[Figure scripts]
---------------

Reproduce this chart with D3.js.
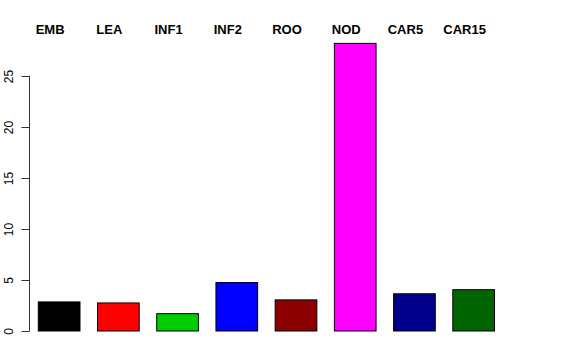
<!DOCTYPE html>
<html>
<head>
<meta charset="utf-8">
<script src="https://cdn.jsdelivr.net/npm/d3@7"></script>
<style>
  body { margin: 0; background: #fff; }
  svg { display: block; font-family: "Liberation Sans", Arial, sans-serif; }
</style>
</head>
<body>
<svg></svg>
<script>
// data
const categories = ["EMB", "LEA", "INF1", "INF2", "ROO", "NOD", "CAR5", "CAR15"];
const values = [2.85, 2.75, 1.7, 4.75, 3.05, 28.2, 3.65, 4.05];
const barColors = ["#000000", "#FF0000", "#00CD00", "#0000FF", "#8B0000", "#FF00FF", "#00008B", "#006400"];
const yTicks = [0, 5, 10, 15, 20, 25];

const width = 576, height = 360;
const svg = d3.select("svg")
    .attr("width", width)
    .attr("height", height);

// scales
const x = d3.scaleBand()
    .domain(categories)
    .range([38.3, 494.5])
    .paddingInner(0.296)
    .paddingOuter(0);

const y = d3.scaleLinear()
    .domain([0, 25])
    .range([331, 76]);

// bars
svg.selectAll("rect.bar")
    .data(categories)
    .enter()
    .append("rect")
    .attr("class", "bar")
    .attr("x", d => x(d))
    .attr("y", (d, i) => y(values[i]))
    .attr("width", x.bandwidth())
    .attr("height", (d, i) => y(0) - y(values[i]))
    .attr("fill", (d, i) => barColors[i])
    .attr("stroke", "#000")
    .attr("stroke-width", 1);

// y axis, R style
const axis = svg.append("g")
    .attr("transform", "translate(29.5,0)")
    .call(d3.axisLeft(y).tickValues(yTicks).tickSize(8));

axis.select(".domain")
    .attr("d", `M0,${y(0)}V${y(25)}`)
    .attr("stroke", "#333");
axis.selectAll(".tick line").attr("stroke", "#333");
// rotated tick labels
axis.selectAll(".tick text")
    .attr("font-size", 12)
    .attr("fill", "#000")
    .attr("text-anchor", "middle")
    .attr("transform", "translate(-21,0) rotate(-90)")
    .attr("x", 0)
    .attr("y", 0)
    .attr("dy", "0.35em");

// category labels on top
svg.selectAll("text.cat")
    .data(categories)
    .enter()
    .append("text")
    .attr("class", "cat")
    .attr("x", d => x(d) + x.bandwidth() / 2 - 9)
    .attr("y", 34)
    .attr("text-anchor", "middle")
    .attr("font-size", 13)
    .attr("font-weight", "bold")
    .attr("fill", "#000")
    .text(d => d);
</script>
</body>
</html>
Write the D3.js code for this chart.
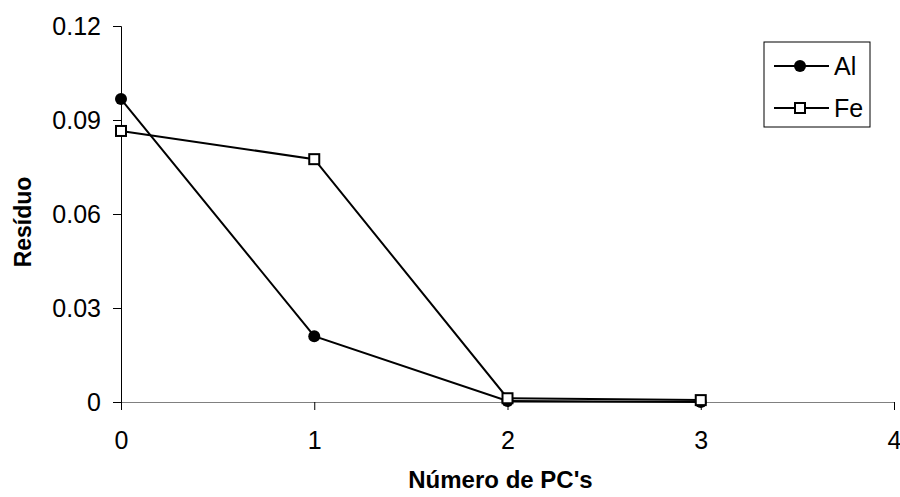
<!DOCTYPE html>
<html lang="en">
<head>
<script src='https://d3js.org/d3.v7.min.js'></script>
</head>
<body style="margin:0;background:#fff">
<style>
svg text { font-family: "Liberation Sans", Arial, sans-serif; fill: #000; }
</style>
<script>
// data
var pcs = [0, 1, 2, 3];
var al = [0.0967, 0.021, 0.0003, 0.0];
var fe = [0.0865, 0.0775, 0.0012, 0.0006];
var xTicks = [0, 1, 2, 3, 4];
var yTicks = [0, 0.03, 0.06, 0.09, 0.12];
var seriesNames = ["Al", "Fe"];

var width = 900, height = 497;
var plotLeft = 121, plotRight = 894, plotTop = 26, plotBottom = 402;

var svg = d3.select("body").append("svg")
  .attr("width", width)
  .attr("height", height);

var x = d3.scaleLinear().domain([0, 4]).range([plotLeft, plotRight]);
var y = d3.scaleLinear().domain([0, 0.12]).range([plotBottom, plotTop]);

// y axis
var yAxis = d3.axisLeft(y).tickValues(yTicks).tickSize(8).tickPadding(12)
  .tickFormat(function(d) { return d === 0 ? "0" : d3.format(".2f")(d); });
var gy = svg.append("g").attr("transform", "translate(" + plotLeft + ",0)").call(yAxis);
gy.selectAll("text").style("font-size", "25px");
gy.select(".domain").attr("stroke", "#000");

// x axis
var xAxis = d3.axisBottom(x).tickValues(xTicks).tickSize(8).tickPadding(21)
  .tickFormat(d3.format("d"));
var gx = svg.append("g").attr("transform", "translate(0," + plotBottom + ")").call(xAxis);
gx.selectAll("text").style("font-size", "25px");
gx.select(".domain").attr("stroke", "#808080");

// titles
svg.append("text")
  .attr("x", (plotLeft + plotRight) / 2 - 7)
  .attr("y", 488)
  .attr("text-anchor", "middle")
  .style("font-size", "24px").style("font-weight", "bold")
  .text("Número de PC's");

svg.append("text")
  .attr("transform", "translate(31,222) rotate(-90)")
  .attr("text-anchor", "middle")
  .style("font-size", "23px").style("font-weight", "bold")
  .text("Resíduo");

var line = d3.line()
  .x(function(d, i) { return x(pcs[i]); })
  .y(function(d) { return y(d); });

// Al series
svg.append("path").datum(al)
  .attr("d", line).attr("fill", "none").attr("stroke", "#000").attr("stroke-width", 2);
svg.selectAll("circle.al").data(al).enter().append("circle")
  .attr("class", "al")
  .attr("cx", function(d, i) { return x(pcs[i]); })
  .attr("cy", function(d) { return y(d); })
  .attr("r", 6).attr("fill", "#000");

// Fe series
svg.append("path").datum(fe)
  .attr("d", line).attr("fill", "none").attr("stroke", "#000").attr("stroke-width", 2);
svg.selectAll("rect.fe").data(fe).enter().append("rect")
  .attr("class", "fe")
  .attr("x", function(d, i) { return x(pcs[i]) - 5; })
  .attr("y", function(d) { return y(d) - 5; })
  .attr("width", 10).attr("height", 10)
  .attr("fill", "#fff").attr("stroke", "#000").attr("stroke-width", 2);

// legend
var lg = svg.append("g").attr("transform", "translate(764,42)");
lg.append("rect").attr("width", 106).attr("height", 85)
  .attr("fill", "#fff").attr("stroke", "#000").attr("stroke-width", 1);
seriesNames.forEach(function(name, i) {
  var ly = 24 + i * 42;
  lg.append("line").attr("x1", 10).attr("x2", 65).attr("y1", ly).attr("y2", ly)
    .attr("stroke", "#000").attr("stroke-width", 2);
  if (i === 0) {
    lg.append("circle").attr("cx", 36).attr("cy", ly).attr("r", 6).attr("fill", "#000");
  } else {
    lg.append("rect").attr("x", 31).attr("y", ly - 5).attr("width", 10).attr("height", 10)
      .attr("fill", "#fff").attr("stroke", "#000").attr("stroke-width", 2);
  }
  lg.append("text").attr("x", 70).attr("y", ly + 9)
    .style("font-size", "25px").text(name);
});
</script>
</body>
</html>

---------------

Set task:
Apart from the pictures, the entries above are to be repeated in full and exactly.

Full response:
Reproduce this chart with D3.js.
<!DOCTYPE html>
<html>
<head>
<meta charset="utf-8">
<script src="https://cdn.jsdelivr.net/npm/d3@7"></script>
<style>
  body { margin: 0; background: #fff; }
  svg { display: block; font-family: "Liberation Sans", Arial, sans-serif; }
</style>
</head>
<body>
<svg></svg>
<script>
// data
const categories = ["EMB", "LEA", "INF1", "INF2", "ROO", "NOD", "CAR5", "CAR15"];
const values = [2.85, 2.75, 1.7, 4.75, 3.05, 28.2, 3.65, 4.05];
const barColors = ["#000000", "#FF0000", "#00CD00", "#0000FF", "#8B0000", "#FF00FF", "#00008B", "#006400"];
const yTicks = [0, 5, 10, 15, 20, 25];

const width = 576, height = 360;
const svg = d3.select("svg")
    .attr("width", width)
    .attr("height", height);

// scales
const x = d3.scaleBand()
    .domain(categories)
    .range([38.3, 494.5])
    .paddingInner(0.296)
    .paddingOuter(0);

const y = d3.scaleLinear()
    .domain([0, 25])
    .range([331, 76]);

// bars
svg.selectAll("rect.bar")
    .data(categories)
    .enter()
    .append("rect")
    .attr("class", "bar")
    .attr("x", d => x(d))
    .attr("y", (d, i) => y(values[i]))
    .attr("width", x.bandwidth())
    .attr("height", (d, i) => y(0) - y(values[i]))
    .attr("fill", (d, i) => barColors[i])
    .attr("stroke", "#000")
    .attr("stroke-width", 1);

// y axis, R style
const axis = svg.append("g")
    .attr("transform", "translate(29.5,0)")
    .call(d3.axisLeft(y).tickValues(yTicks).tickSize(8));

axis.select(".domain")
    .attr("d", `M0,${y(0)}V${y(25)}`)
    .attr("stroke", "#333");
axis.selectAll(".tick line").attr("stroke", "#333");
// rotated tick labels
axis.selectAll(".tick text")
    .attr("font-size", 12)
    .attr("fill", "#000")
    .attr("text-anchor", "middle")
    .attr("transform", "translate(-21,0) rotate(-90)")
    .attr("x", 0)
    .attr("y", 0)
    .attr("dy", "0.35em");

// category labels on top
svg.selectAll("text.cat")
    .data(categories)
    .enter()
    .append("text")
    .attr("class", "cat")
    .attr("x", d => x(d) + x.bandwidth() / 2 - 9)
    .attr("y", 34)
    .attr("text-anchor", "middle")
    .attr("font-size", 13)
    .attr("font-weight", "bold")
    .attr("fill", "#000")
    .text(d => d);
</script>
</body>
</html>
Write the D3.js code for this chart.
<!DOCTYPE html>
<html lang="en">
<head>
<script src='https://d3js.org/d3.v7.min.js'></script>
</head>
<body style="margin:0;background:#fff">
<style>
svg text { font-family: "Liberation Sans", Arial, sans-serif; fill: #000; }
</style>
<script>
// data
var pcs = [0, 1, 2, 3];
var al = [0.0967, 0.021, 0.0003, 0.0];
var fe = [0.0865, 0.0775, 0.0012, 0.0006];
var xTicks = [0, 1, 2, 3, 4];
var yTicks = [0, 0.03, 0.06, 0.09, 0.12];
var seriesNames = ["Al", "Fe"];

var width = 900, height = 497;
var plotLeft = 121, plotRight = 894, plotTop = 26, plotBottom = 402;

var svg = d3.select("body").append("svg")
  .attr("width", width)
  .attr("height", height);

var x = d3.scaleLinear().domain([0, 4]).range([plotLeft, plotRight]);
var y = d3.scaleLinear().domain([0, 0.12]).range([plotBottom, plotTop]);

// y axis
var yAxis = d3.axisLeft(y).tickValues(yTicks).tickSize(8).tickPadding(12)
  .tickFormat(function(d) { return d === 0 ? "0" : d3.format(".2f")(d); });
var gy = svg.append("g").attr("transform", "translate(" + plotLeft + ",0)").call(yAxis);
gy.selectAll("text").style("font-size", "25px");
gy.select(".domain").attr("stroke", "#000");

// x axis
var xAxis = d3.axisBottom(x).tickValues(xTicks).tickSize(8).tickPadding(21)
  .tickFormat(d3.format("d"));
var gx = svg.append("g").attr("transform", "translate(0," + plotBottom + ")").call(xAxis);
gx.selectAll("text").style("font-size", "25px");
gx.select(".domain").attr("stroke", "#808080");

// titles
svg.append("text")
  .attr("x", (plotLeft + plotRight) / 2 - 7)
  .attr("y", 488)
  .attr("text-anchor", "middle")
  .style("font-size", "24px").style("font-weight", "bold")
  .text("Número de PC's");

svg.append("text")
  .attr("transform", "translate(31,222) rotate(-90)")
  .attr("text-anchor", "middle")
  .style("font-size", "23px").style("font-weight", "bold")
  .text("Resíduo");

var line = d3.line()
  .x(function(d, i) { return x(pcs[i]); })
  .y(function(d) { return y(d); });

// Al series
svg.append("path").datum(al)
  .attr("d", line).attr("fill", "none").attr("stroke", "#000").attr("stroke-width", 2);
svg.selectAll("circle.al").data(al).enter().append("circle")
  .attr("class", "al")
  .attr("cx", function(d, i) { return x(pcs[i]); })
  .attr("cy", function(d) { return y(d); })
  .attr("r", 6).attr("fill", "#000");

// Fe series
svg.append("path").datum(fe)
  .attr("d", line).attr("fill", "none").attr("stroke", "#000").attr("stroke-width", 2);
svg.selectAll("rect.fe").data(fe).enter().append("rect")
  .attr("class", "fe")
  .attr("x", function(d, i) { return x(pcs[i]) - 5; })
  .attr("y", function(d) { return y(d) - 5; })
  .attr("width", 10).attr("height", 10)
  .attr("fill", "#fff").attr("stroke", "#000").attr("stroke-width", 2);

// legend
var lg = svg.append("g").attr("transform", "translate(764,42)");
lg.append("rect").attr("width", 106).attr("height", 85)
  .attr("fill", "#fff").attr("stroke", "#000").attr("stroke-width", 1);
seriesNames.forEach(function(name, i) {
  var ly = 24 + i * 42;
  lg.append("line").attr("x1", 10).attr("x2", 65).attr("y1", ly).attr("y2", ly)
    .attr("stroke", "#000").attr("stroke-width", 2);
  if (i === 0) {
    lg.append("circle").attr("cx", 36).attr("cy", ly).attr("r", 6).attr("fill", "#000");
  } else {
    lg.append("rect").attr("x", 31).attr("y", ly - 5).attr("width", 10).attr("height", 10)
      .attr("fill", "#fff").attr("stroke", "#000").attr("stroke-width", 2);
  }
  lg.append("text").attr("x", 70).attr("y", ly + 9)
    .style("font-size", "25px").text(name);
});
</script>
</body>
</html>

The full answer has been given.